One of those charged, David Wildstein, a former high-ranking official at the transportation agency that operates the bridge, pleaded guilty, saying he and the other defendants engineered huge traffic jams to get even with a local politician.

Christie was not implicated in court or in the indictments.

“Based on the evidence currently available to us, we’re not going to charge anyone else in this scheme,” U.S. Attorney Paul Fishman said at a news conference.

The Republican governor claimed vindication.

“Today’s charges make clear that what I’ve said from day one is true: I had no knowledge or involvement in the planning or execution of this act,” Christie said in a statement.

Wildstein, a former official at the Port Authority of New York and New Jersey, pleaded guilty to conspiracy, saying in court that he and the other Christie loyalists closed lanes and created gridlock in September 2013 as political payback against a Democratic mayor.

He also said the three of them concocted a cover story: It was all part of a traffic study.

Wildstein, 53, could face about two years in prison at sentencing Aug. 6.

The two people he implicated — former Christie deputy chief of staff Bridget Kelly and Bill Baroni, who was the governor’s top appointee at the Port Authority — were charged in an indictment unsealed later in the day.

Wildstein gave no indication in court that Christie had any role in the scheme. But after the hearing, his lawyer, Alan Zegas, reiterated a claim he made last year that there’s evidence Christie knew about it as it happened. He did not go into detail.

While Christie may be out of any immediate legal danger, politically it could be more complicated.

The charges put the scandal back in the news just as the presidential cycle is getting underway and other candidates are jumping into the race.

Also, Some Christie foes have suggested that even if he had no direct role in the plot, his bruising political style created a culture that led members of his administration to think they could get away with such tactics.

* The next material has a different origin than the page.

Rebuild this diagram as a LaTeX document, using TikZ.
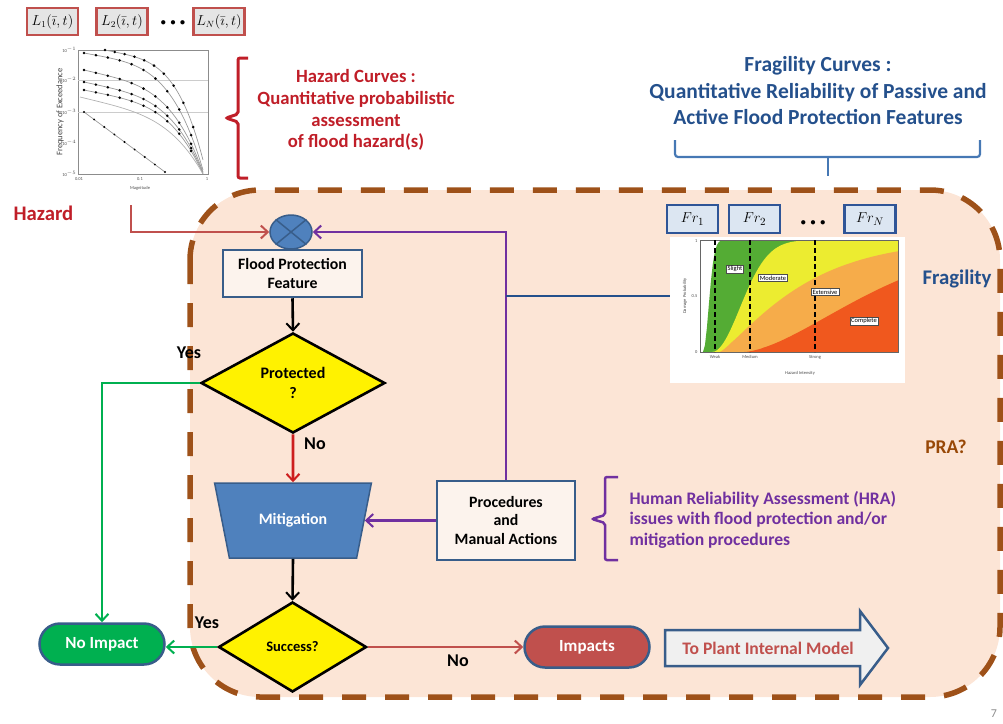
\documentclass[tikz,border=0pt]{standalone}
\usepackage{fontspec}
\setmainfont{Carlito}
\usetikzlibrary{shapes.geometric,shapes.misc,arrows.meta}
\definecolor{bgfill}{RGB}{252,229,214}
\definecolor{dashbrown}{RGB}{158,81,25}
\definecolor{hazred}{RGB}{192,30,40}
\definecolor{boxred}{RGB}{192,80,77}
\definecolor{flowred}{RGB}{205,30,30}
\definecolor{fragblue}{RGB}{36,80,140}
\definecolor{bracblue}{RGB}{70,120,180}
\definecolor{nodeblue}{RGB}{79,129,189}
\definecolor{borderblue}{RGB}{56,93,138}
\definecolor{hrapurple}{RGB}{112,48,160}
\definecolor{okgreen}{RGB}{0,176,80}
\definecolor{boxfill}{RGB}{252,243,237}
\definecolor{frfill}{RGB}{220,230,242}
\definecolor{frborder}{RGB}{47,85,151}
\definecolor{prabrown}{RGB}{152,72,7}
\definecolor{cgreen}{RGB}{84,172,52}
\definecolor{cyellow}{RGB}{236,236,48}
\definecolor{corange}{RGB}{246,172,74}
\definecolor{cred}{RGB}{240,88,30}
\newcommand\FS[2]{\fontsize{#1}{#2}\selectfont}
\begin{document}
\begin{tikzpicture}[x=1pt,y=-1pt,
  arr/.style={-{Straight Barb[length=7pt,width=13pt,line width=2pt]}, line width=2.6pt},
  lbox/.style={draw=boxred, line width=2.5pt, fill=black!10, minimum width=51, minimum height=27, inner sep=0pt, font=\FS{13.5}{15}},
  frbox/.style={draw=frborder, line width=2.5pt, fill=frfill, minimum width=51, minimum height=28, inner sep=0pt, font=\FS{15}{17}},
  flowbox/.style={draw=borderblue, line width=2.5pt, fill=boxfill, align=center, inner sep=0pt, font=\bfseries\FS{15.8}{19}},
  decision/.style={diamond, draw=black, line width=2.6pt, fill=yellow, inner sep=0pt, align=center, font=\bfseries\FS{16}{20}},
  pill/.style={rounded rectangle, draw=borderblue, line width=2.5pt, text=white, font=\bfseries\FS{17}{20}, minimum width=125, minimum height=41, inner sep=0pt},
  lbl/.style={font=\bfseries\FS{18}{20}},
  clabel/.style={draw=black!70, line width=0.4pt, fill=white, font=\FS{6.5}{7.5}, inner sep=1.4pt},
  tinylbl/.style={font=\FS{4.5}{5}, text=black!70, inner sep=0.5pt},
  dotsnode/.style={font=\FS{11}{13}, inner sep=0pt},
]
\useasboundingbox (0,0) rectangle (1003,723);

% ---------- PRA region ----------
\draw[draw=dashbrown, fill=bgfill, line width=5.5pt, dash pattern=on 24pt off 19pt, rounded corners=70pt] (190,190) rectangle (1000,697);

% ---------- hazard inputs ----------
\node[lbox] (l1) at (52.5,21.5) {$L_1(\bar{\imath},t)$};
\node[lbox] (l2) at (122,21.5) {$L_2(\bar{\imath},t)$};
\node[dotsnode] (ldots) at (173,23) {$\bullet\,\bullet\,\bullet$};
\node[lbox] (ln) at (219,21.5) {$L_N(\bar{\imath},t)$};

% hazard curves chart
\draw[black!45, line width=0.5pt] (78,50) rectangle (208,174);
\draw[black!20, line width=0.4pt] (78,80) -- (208,80) (78,112) -- (208,112);
\foreach \xa/\ya/\m/\ye in {105/50/20/160, 84/53/22/170, 84/70/28/172, 84/82/26/173, 84/90/24/174}{
  \draw[black!40, line width=0.7pt] plot[domain=0:1, samples=40] ({\xa+(203-\xa)*\x},{\ya+\m*\x+(\ye-\ya-\m)*\x^4});
  \foreach \t in {0,0.1,...,0.95}{
    \fill ({\xa+(203-\xa)*\t},{\ya+\m*\t+(\ye-\ya-\m)*\t^4}) circle (1.4pt);
  }
}
\draw[black!30, line width=0.7pt] plot[domain=0:1, samples=40] ({80+123*\x},{97+30*\x+47*\x^4});
\draw[black!40, line width=0.7pt] (84,112) -- (165,172);
\foreach \t in {0,0.125,...,1}{ \fill ({84+81*\t},{112+60*\t}) circle (1.1pt); }
\node[tinylbl, anchor=east] (hy1) at (77,50) {10$^{-1}$};
\node[tinylbl, anchor=east] (hy2) at (77,80) {10$^{-2}$};
\node[tinylbl, anchor=east] (hy3) at (77,112) {10$^{-3}$};
\node[tinylbl, anchor=east] (hy4) at (77,143) {10$^{-4}$};
\node[tinylbl, anchor=east] (hy5) at (77,174) {10$^{-5}$};
\node[tinylbl] (hx1) at (79,179) {0.01};
\node[tinylbl] (hx2) at (140,179) {0.1};
\node[tinylbl] (hx3) at (207,179) {1};
\node[tinylbl] (hxl) at (140,188) {Magnitude};
\node[font=\FS{8.5}{10}, text=black!75, rotate=90] (hyl) at (60,112) {Frequency of Exceedance};

% hazard text and brace
\draw[hazred, line width=3pt, rounded corners=2pt] (248,58) -- (238,58) -- (238,114) -- (226,118) -- (238,122) -- (238,178) -- (248,178);
\node[text=hazred, align=center, font=\bfseries\FS{18.7}{21.8}] (haztext) at (356,110) {Hazard Curves :\\Quantitative probabilistic\\assessment\\of flood hazard(s)};
\node[text=hazred, font=\bfseries\FS{20.7}{24}, anchor=west] (hazlbl) at (10,213) {Hazard};

% fragility text and brace
\node[text=fragblue, align=center, font=\bfseries\FS{21.5}{26.5}] (fragtext) at (818,91) {Fragility Curves :\\Quantitative Reliability of Passive and\\Active Flood Protection Features};
\draw[bracblue, line width=2.2pt, rounded corners=3pt] (675,140) -- (675,157) -- (980,157) -- (980,140);
\draw[bracblue, line width=2.2pt] (828,157) -- (828,176);

% ---------- fragility curves ----------
\node[frbox] (fr1) at (692.5,219) {$Fr_1$};
\node[frbox] (fr2) at (754.5,219) {$Fr_2$};
\node[dotsnode] (frdots) at (813,223) {$\bullet\,\bullet\,\bullet$};
\node[frbox] (frn) at (870,219) {$Fr_N$};
\node[fill=white, minimum width=235, minimum height=146, inner sep=0pt] (fchart) at (787.5,310) {};
\fill[cgreen] (703,352) -- plot[domain=0.015:1, samples=100] ({700+198*\x},{352-112*(1-exp(-min(((\x-0.015)/0.04)^2,9)))}) -- (898,352) -- cycle;
\fill[cyellow] (711.88,352) -- plot[domain=0.06:1, samples=80] ({700+198*\x},{352-112*(1-exp(-min(((\x-0.06)/0.2)^2,9)))}) -- (898,352) -- cycle;
\fill[corange] (719.8,352) -- plot[domain=0.101:1, samples=80] ({700+198*\x},{352-112*(1-exp(-((\x-0.1)/0.45)^1.2))}) -- (898,352) -- cycle;
\fill[cred] (743.6,352) -- plot[domain=0.221:1, samples=80] ({700+198*\x},{352-112*(1-exp(-((\x-0.22)/0.77)^1.6))}) -- (898,352) -- cycle;
\draw[black!60, line width=0.6pt] (700,240) rectangle (898,352);
\foreach \xv in {715,750,815}{
  \draw[black, line width=1.3pt, dash pattern=on 5pt off 3pt] (\xv,240) -- (\xv,352);
}
\node[clabel] (cslight) at (735,269) {Slight};
\node[clabel] (cmod) at (773,278) {Moderate};
\node[clabel] (cext) at (825,292) {Extensive};
\node[clabel] (ccomp) at (864,321) {Complete};
\node[tinylbl, anchor=east] (fy1) at (698,241) {1};
\node[tinylbl, anchor=east] (fy2) at (698,296) {0.5};
\node[tinylbl, anchor=east] (fy3) at (698,352) {0};
\node[tinylbl] (fx1) at (715,357) {Weak};
\node[tinylbl] (fx2) at (750,357) {Medium};
\node[tinylbl] (fx3) at (815,357) {Strong};
\node[tinylbl] (fxl) at (800,373) {Hazard Intensity};
\node[tinylbl, rotate=90] (fyl) at (685,296) {Damage Probability};

% ---------- flow ----------
\node[ellipse, draw=borderblue, line width=1.5pt, fill=nodeblue, minimum width=42, minimum height=34, inner sep=0pt] (mult) at (291,232) {};
\draw[borderblue, line width=1.5pt] (mult.north west) -- (mult.south east) (mult.north east) -- (mult.south west);

\node[flowbox, minimum width=139, minimum height=47] (fpf) at (292.5,273.5) {Flood Protection\\Feature};
\node[decision, minimum width=184, minimum height=100] (prot) at (293,383) {Protected\\?};
\node[trapezium, trapezium stretches=true, shape border rotate=180, trapezium angle=67, minimum width=157, minimum height=75, draw=borderblue, line width=1.5pt, fill=nodeblue, text=white, font=\bfseries\FS{15.9}{18}] (mit) at (293,520.5) {Mitigation};
\node[flowbox, minimum width=138, minimum height=79, font=\bfseries\FS{15.8}{18.5}] (proc) at (506,520.5) {Procedures\\and\\Manual Actions};
\node[decision, minimum width=148, minimum height=90, font=\bfseries\FS{14.5}{16}] (succ) at (292.5,647) {Success?};
\node[pill, fill=okgreen] (noimp) at (102,644) {No Impact};
\node[pill, fill=boxred] (imp) at (587,647) {Impacts};
\draw[draw=borderblue, line width=2.5pt, fill=black!6, line join=miter] (665,630) -- (860,630) -- (860,611) -- (888,648) -- (860,685) -- (860,666) -- (665,666) -- cycle;
\node[text=boxred, font=\bfseries\FS{17.6}{20}] (toplant) at (768,648) {To Plant Internal Model};

\coordinate (hzs) at (131,205);
\coordinate (yref) at (0,296);
\coordinate (bj) at (proc.north |- yref);

\draw[arr, boxred] (hzs) |- (mult.west);
\draw[arr, hrapurple] (proc.north) |- (mult.east);
\draw[fragblue, line width=2.2pt] (bj) -- (bj -| fchart.west);
\draw[arr, black] (fpf.south) -- (prot.north);
\draw[arr, flowred] (prot.south) -- (mit.north);
\draw[arr, black] (mit.south) -- (succ.north);
\draw[arr, okgreen] (prot.west) -| (noimp.north);
\draw[arr, okgreen] (succ.west) -- (noimp.east |- succ.west);
\draw[arr, boxred, line width=2pt] (succ.east) -- (imp.west);
\draw[arr, hrapurple] (proc.west) -- (mit.east);

\node[lbl] (yes1) at (189,353) {Yes};
\node[lbl] (no1) at (315,444) {No};
\node[lbl] (yes2) at (207,623) {Yes};
\node[lbl] (no2) at (458,661) {No};

% HRA
\draw[hrapurple, line width=2.5pt, rounded corners=2pt] (618,477) -- (605,477) -- (605,515) -- (592,519) -- (605,523) -- (605,560) -- (618,560);
\node[anchor=west, text=hrapurple, align=left, font=\bfseries\FS{17.6}{20.5}] (hra) at (626,519.5) {Human Reliability Assessment (HRA)\\issues with flood protection and/or\\mitigation procedures};

\node[text=fragblue, font=\bfseries\FS{20.8}{24}] (fraglbl) at (957,279) {Fragility};
\node[text=prabrown, font=\bfseries\FS{19.5}{22}] (pra) at (946,447) {PRA?};
\node[text=black!45, font=\FS{12}{14}] (pnum) at (994,714) {7};
\end{tikzpicture}
\end{document}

The scandal broke wide open more than a year ago when an email from Kelly to Wildstein was revealed. It read, “Time for some traffic problems in Fort Lee.” Wildstein’s reply: “Got it.” That exchange was key in the indictment.

The closing of two of three access lanes caused monumental, bumper-to-bumper tie-ups at the George Washington Bridge, one of the busiest spans in the nation, linking New Jersey with New York City.Wildstein said they orchestrated the lane closings to start on the first day of school to punish the mayor of Fort Lee, a town at the foot of the bridge, for not endorsing Christie’s re-election bid.